初めの2戦で勝利をあげたダラス・マーベリックスは、第3戦もリードを築き、試合終了まであと6分、マイアミ・ヒート相手に優勝に王手をかけようとしていた。しかしヒートのドウェイン・ウェイドはどこまでもドウェイン・ウェイド的な仕事をこなし、マーベリックスは崩れ落ちる。そこからたてつづけに4試合で敗北を喫し、シリーズ優勝を逃すのだった。
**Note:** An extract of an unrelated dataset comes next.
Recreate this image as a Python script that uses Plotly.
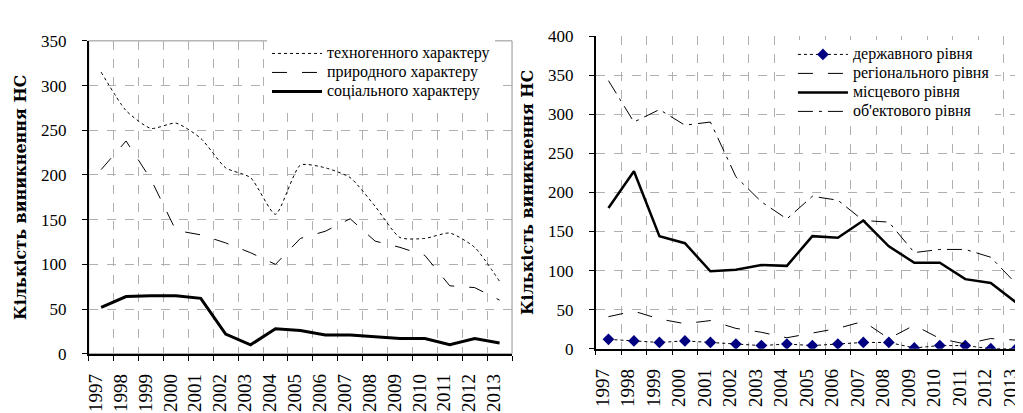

ゴールデンステート・ウォリアーズ、2016年NBAファイナル

これはNBAファイナル史上まれにみる激闘だった。ステフィン・カリー擁するゴールデンステート・ウォリアーズは、クリーブランド・キャバリアーズを3勝1敗と追い込んでいた。追い込まれたキャブスだったが、レブロン・ジェームズの超人的な活躍が光り、怒涛の3連勝で優勝をかっさらうのだ。

ボストン・ブルーインズ、2010年のカンファレンス準決勝

ブルーインズの3勝0敗で迎えた第4戦、この試合も相手のフィラデルフィア・フライヤーズをリードする展開だった。しかしそこからフライヤーズは底力を見せ、あれよあれよと3勝4敗で逆転されてしまった。
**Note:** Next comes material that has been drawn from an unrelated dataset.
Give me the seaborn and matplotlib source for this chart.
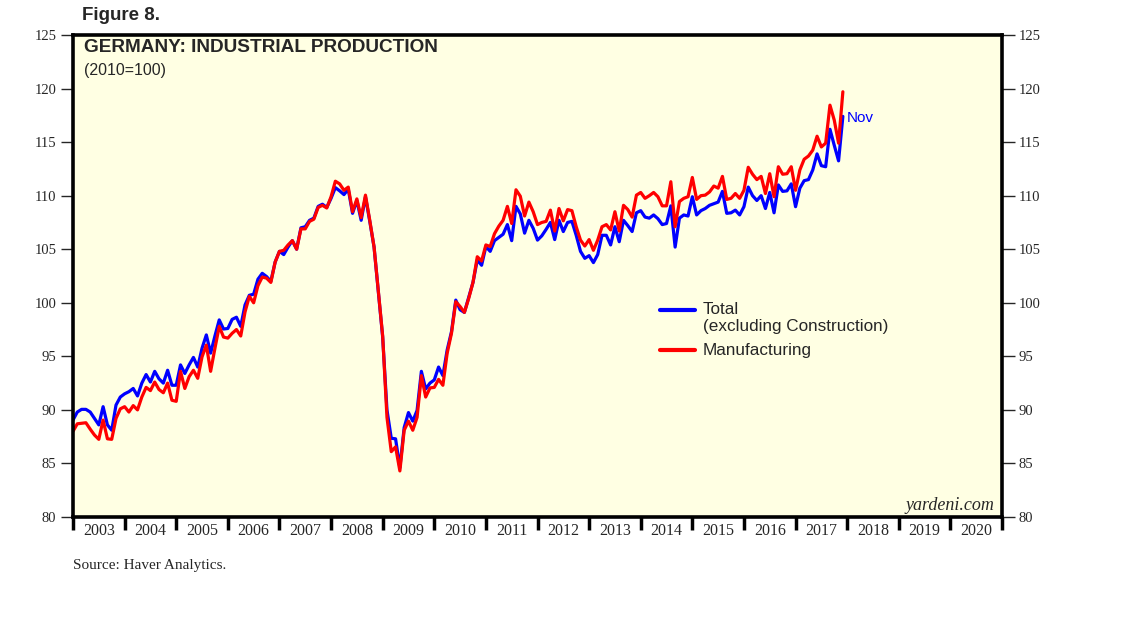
import numpy as np
import pandas as pd
import matplotlib
matplotlib.use("Agg")
import matplotlib.pyplot as plt
import seaborn as sns

# ---- data (monthly, Dec 2002 .. Nov 2017, plotted at month end) ----
total = [
    89.05, 89.8, 90.05, 90.05, 89.8, 89.2, 88.6, 90.3, 88.6, 88.1, 90.45, 91.2,
    91.5, 91.7, 92.0, 91.3, 92.5, 93.3, 92.6, 93.6, 92.9, 92.5, 93.7, 92.3,
    92.3, 94.2, 93.4, 94.2, 94.9, 94.0, 95.75, 97.0, 95.3, 96.9, 98.4, 97.55,
    97.6, 98.45, 98.65, 97.8, 99.8, 100.7, 100.8, 102.2, 102.75, 102.45, 102.0, 103.8,
    104.8, 104.5, 105.2, 105.8, 105.0, 107.0, 107.1, 107.7, 107.9, 109.0, 109.2, 108.9,
    109.75, 110.75, 110.45, 110.1, 110.6, 108.35, 109.55, 107.7, 109.9, 107.6, 105.2, 101.0,
    96.8, 90.0, 87.35, 87.3, 84.6, 88.35, 89.75, 88.95, 89.95, 93.6, 91.95, 92.5,
    92.8, 94.0, 93.2, 95.6, 97.3, 100.25, 99.35, 99.1, 100.5, 101.9, 104.0, 103.5,
    105.25, 104.8, 105.8, 106.1, 106.4, 107.3, 105.8, 109.0, 108.3, 106.5, 107.7, 106.95,
    105.85, 106.25, 106.85, 107.5, 105.9, 107.7, 106.65, 107.5, 107.6, 106.3, 104.8, 104.15,
    104.4, 103.75, 104.5, 106.3, 106.3, 105.4, 107.1, 105.7, 107.7, 107.2, 106.65, 108.4,
    108.6, 108.0, 107.9, 108.2, 107.85, 107.3, 107.4, 109.05, 105.2, 107.9, 108.2, 108.1,
    109.9, 108.2, 108.6, 108.8, 109.1, 109.25, 109.4, 110.4, 108.35, 108.4, 108.65, 108.2,
    108.97, 110.8, 110.0, 109.55, 110.0, 108.8, 110.3, 108.4, 111.0, 110.4, 110.45, 111.1,
    108.97, 110.7, 111.4, 111.5, 112.4, 113.9, 112.8, 112.7, 116.2, 114.7, 113.25, 117.4,
]
manufacturing = [
    88.0, 88.7, 88.75, 88.8, 88.2, 87.65, 87.25, 89.05, 87.3, 87.25, 89.2, 90.1,
    90.3, 89.8, 90.4, 90.0, 91.2, 92.1, 91.8, 92.6, 91.9, 91.6, 92.5, 90.9,
    90.8, 93.6, 92.0, 93.1, 93.7, 92.95, 94.95, 96.05, 93.6, 95.75, 97.8, 96.8,
    96.7, 97.15, 97.5, 96.9, 99.15, 100.6, 100.0, 101.6, 102.4, 102.3, 101.9, 103.8,
    104.8, 104.9, 105.4, 105.8, 105.0, 106.9, 106.9, 107.6, 107.8, 108.9, 109.1, 108.85,
    109.9, 111.35, 111.1, 110.5, 110.8, 108.5, 109.7, 107.95, 110.05, 107.7, 105.2, 101.0,
    96.9, 89.3, 86.1, 86.55, 84.3, 88.1, 88.95, 88.1, 89.3, 93.2, 91.2, 92.05,
    92.1, 92.85, 92.3, 95.3, 97.15, 100.1, 99.65, 99.1, 100.4, 101.9, 104.3, 103.9,
    105.4, 105.25, 106.45, 107.15, 107.7, 109.0, 107.4, 110.55, 109.95, 108.1, 109.4, 108.5,
    107.3, 107.5, 107.6, 108.65, 106.7, 108.8, 107.65, 108.7, 108.6, 107.1, 105.85, 105.3,
    105.9, 104.9, 105.85, 107.1, 107.3, 106.8, 108.5, 106.7, 109.1, 108.7, 108.0, 110.05,
    110.3, 109.75, 110.0, 110.3, 109.9, 109.05, 109.05, 111.3, 107.1, 109.45, 109.75, 109.9,
    111.7, 109.65, 110.0, 110.05, 110.35, 110.9, 110.7, 111.8, 109.65, 109.75, 110.2, 109.75,
    110.5, 112.65, 112.0, 111.5, 111.8, 110.2, 112.05, 109.9, 112.7, 112.0, 112.05, 112.7,
    110.5, 112.4, 113.4, 113.7, 114.25, 115.55, 114.55, 114.9, 118.45, 117.05, 114.9, 119.7,
]
year_labels = [str(y) for y in range(2003, 2021)]
y_ticks = list(range(80, 126, 5))
series_names = ["Total\n(excluding Construction)", "Manufacturing"]

# ---- build frame ----
n = len(total)
dates = 2003 + np.arange(n) / 12.0
df = pd.DataFrame({
    "date": np.concatenate([dates, dates]),
    "value": np.concatenate([total, manufacturing]),
    "series": [series_names[0]] * n + [series_names[1]] * n,
})

sns.set_style("white")
plt.rcParams["font.family"] = ["Liberation Sans", "DejaVu Sans"]

W, H = 1138, 621
fig = plt.figure(figsize=(W / 100, H / 100), dpi=100)
fig.patch.set_facecolor("white")
ax = fig.add_axes([73 / W, 1 - 517 / H, (1002 - 73) / W, (517 - 35) / H])
ax.set_facecolor("#FFFFE3")

sns.lineplot(data=df, x="date", y="value", hue="series",
             palette={series_names[0]: "#0000FF", series_names[1]: "#FF0000"},
             linewidth=2.3, ax=ax, legend=False, estimator=None, sort=False)

ax.set_xlim(2003, 2021)
ax.set_ylim(80, 125)
ax.set_xlabel("")
ax.set_ylabel("")

for s in ax.spines.values():
    s.set_linewidth(2.6)
    s.set_color("black")

# x ticks: year boundaries as tick marks, labels centered mid-year
ax.set_xticks(np.arange(2003, 2022))
ax.set_xticklabels([])
ax.set_xticks(np.arange(2003.5, 2021.0, 1.0), minor=True)
ax.set_xticklabels(year_labels, minor=True, family="Liberation Serif", fontsize=11.5)
ax.tick_params(axis="x", which="major", direction="out", length=9, width=2.5,
               bottom=True, top=False, color="black")
ax.tick_params(axis="x", which="minor", length=0, pad=4)

ax.set_yticks(y_ticks)
ax.set_yticklabels([str(v) for v in y_ticks], family="Liberation Serif", fontsize=10.5)
ax.tick_params(axis="y", which="major", direction="out", length=9, width=1,
               left=True, right=True, labelleft=True, labelright=True, pad=3)

# texts
def fx(px):
    return px / W

def fy(py):
    return 1 - py / H

fig.text(fx(82), fy(16), "Figure 8.", fontsize=13.5, fontweight="bold",
         ha="left", va="center", family="Liberation Sans")
fig.text(fx(84), fy(48), "GERMANY: INDUSTRIAL PRODUCTION", fontsize=13.7,
         fontweight="bold", ha="left", va="center", family="Liberation Sans")
fig.text(fx(84), fy(70), "(2010=100)", fontsize=11.5, ha="left", va="center",
         family="Liberation Sans")
fig.text(fx(994), fy(505), "yardeni.com", fontsize=13, style="italic",
         ha="right", va="center", family="Liberation Serif")
fig.text(fx(73), fy(565), "Source: Haver Analytics.", fontsize=11,
         ha="left", va="center", family="Liberation Serif")
fig.text(fx(847), fy(118), "Nov", fontsize=11, color="#0000FF",
         ha="left", va="center", family="Liberation Sans")

# legend (manual)
for yy, col in [(310, "#0000FF"), (350, "#FF0000")]:
    fig.add_artist(plt.Line2D([fx(660), fx(695)], [fy(yy), fy(yy)], color=col,
                              linewidth=3, transform=fig.transFigure))
fig.text(fx(703), fy(310), "Total", fontsize=12.3, ha="left", va="center")
fig.text(fx(703), fy(327), "(excluding Construction)", fontsize=12.3, ha="left", va="center")
fig.text(fx(703), fy(351), "Manufacturing", fontsize=12.3, ha="left", va="center")

fig.savefig("out.png", dpi=100, facecolor="white")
ヒューストン・オイラーズ、1993年NFLワイルドカードプレーオフ

ふつうアメフトの試合では、35-3という大差で勝っている場合、ベンチはそろそろ先発メンバーをひっこめようかと考え始める。相手チーム、バッファロー・ビルズのファンたちも敗北を悟り、早々に帰路に着いたという。しかしビルズはそこで終わらず、歴史に残る大逆転劇を収めた。

アンディ・ロディック、2009年のウィンブルドン選手権

自滅というにはあたらないが、しかし、あのロジャー・フェデラーが相手でもこのときばかりはアンディ・ロディックに勝ってほしかった。結局試合は第5セットにまでもつれ込み、第30ゲームをフェデラーがとって終了した。試合時間は4時間18分だった。

トロント・メープルリーフス、2013年NHLプレーオフ

トロント・メープルリーフスのファンはあまりいい思いをしない運命にあるのかもしれないが、2013年の敗北の味はまた格別だった。4−1のリードで迎えた最終ピリオド、相手は仇敵ボストン・ブルーインズ。メープルリーフスの守備は枯葉のごとく崩れて3失点を喫し、延長戦で敗れ去った。

アダム・スコット、2012年の全英オープン

2位に4打差、残りは4ホール。オーストラリア出身のアダム・スコットはついに悲願のメジャー優勝達成かと思われた。しかしそこから4連続ボギーに倒れ、気づいたときにはアーニー・エルスが優勝していた。